International operations may need managing where a large company has operations in multiple countries, which can add complexity to the credit management process. This can include dealing with different currencies, languages, and legal requirements, which can make it more difficult to assess and manage credit risk.

A large company will however have more resources, such as financial and human capital, which can be used to mitigate credit risk. This can include hiring specialized credit professionals, implementing credit management software and systems, and having access to more credit information and resources.

Challenges for Small Companies

Small business credit control presents different challenges to control credit risk. Having less resources than larger companies can make it more difficult to implement and maintain a credit management system.
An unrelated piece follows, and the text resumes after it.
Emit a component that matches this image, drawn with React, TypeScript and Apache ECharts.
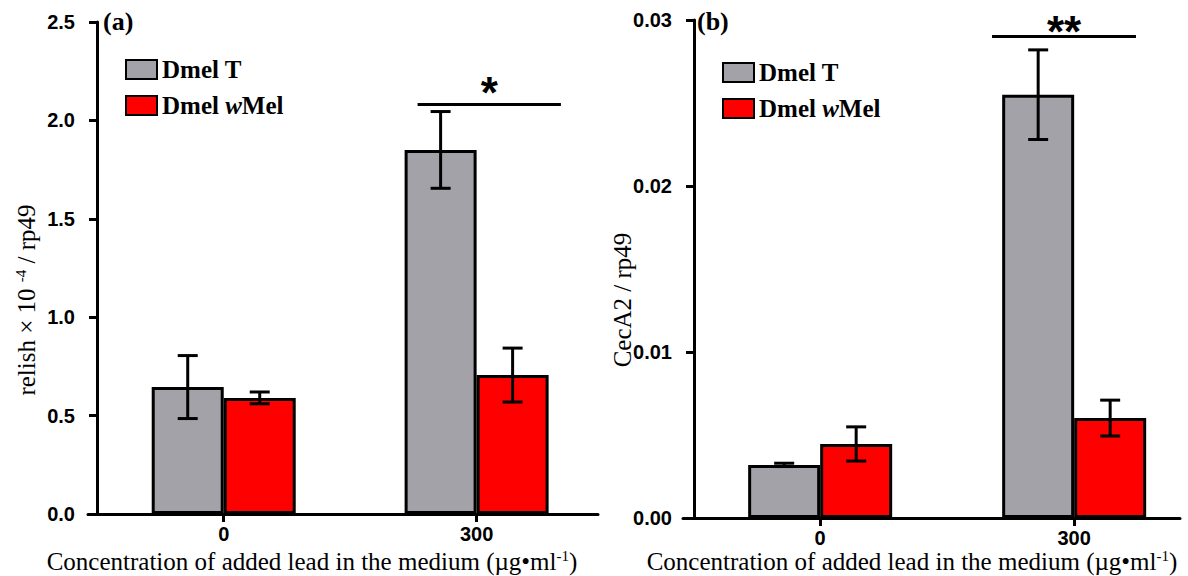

Small businesses can access public record information and use credit reporting agencies, but they may have less access to industry trade data, which can sometimes provide additional background information useful for making assessments. It could make it harder to determine credit limits and terms for customers.

Small businesses may rely on a small number of key customers for a significant portion of their revenue. This may increase the pressure to extend credit beyond normally accepted limits if the customer is a key client. This can also mean that the failure of a single key customer can have a significant impact on the small business's revenue and cash flow.

A smaller businesses may have less access to credit insurance, which can make it more difficult to protect against the risk of non-payment by customers.

Whereas larger companies often employ company monitoring, small businesses may not be aware that they can monitor the creditworthiness of their customers, and identify potential credit risks before they become problems.

Generally, small businesses may have less experience of managing credit, which can make it more difficult to identify and control credit risks.

Why is the credit control function so important in a company?

The credit control department is important in a company because it helps to manage and mitigate the risk of non-payment by customers. This is crucial for the financial stability and long-term success of the company.

The credit control department is responsible for determining how much credit to extend to customers, based on the creditworthiness of the customer and the company's risk tolerance. Credit controllers are also responsible for monitoring the creditworthiness of customers on an ongoing basis and identifying potential credit risks.

The credit controller manages overdue accounts and works with customers to arrange payment. When necessary, they will implement debt recovery processes. They also need to maintain good relationships with customers, which can help to minimize the risk of non-payment.

Apart from dealing with customers and managing the credit risk, a credit control department is responsible for maintaining accurate financial records of all credit transactions, including invoices, payments, and credit notes. They will also communicate with other departments within the company, such as sales and finance, to ensure that credit policies and procedures are being followed. The credit manager will also need to be informed of legal and regulatory requirements related to credit management and ensuring that the company is in compliance.

The credit control department therefore plays a vital role in managing the company's finances, protecting the company's revenue, and enabling the company to grow and succeed in the long-term.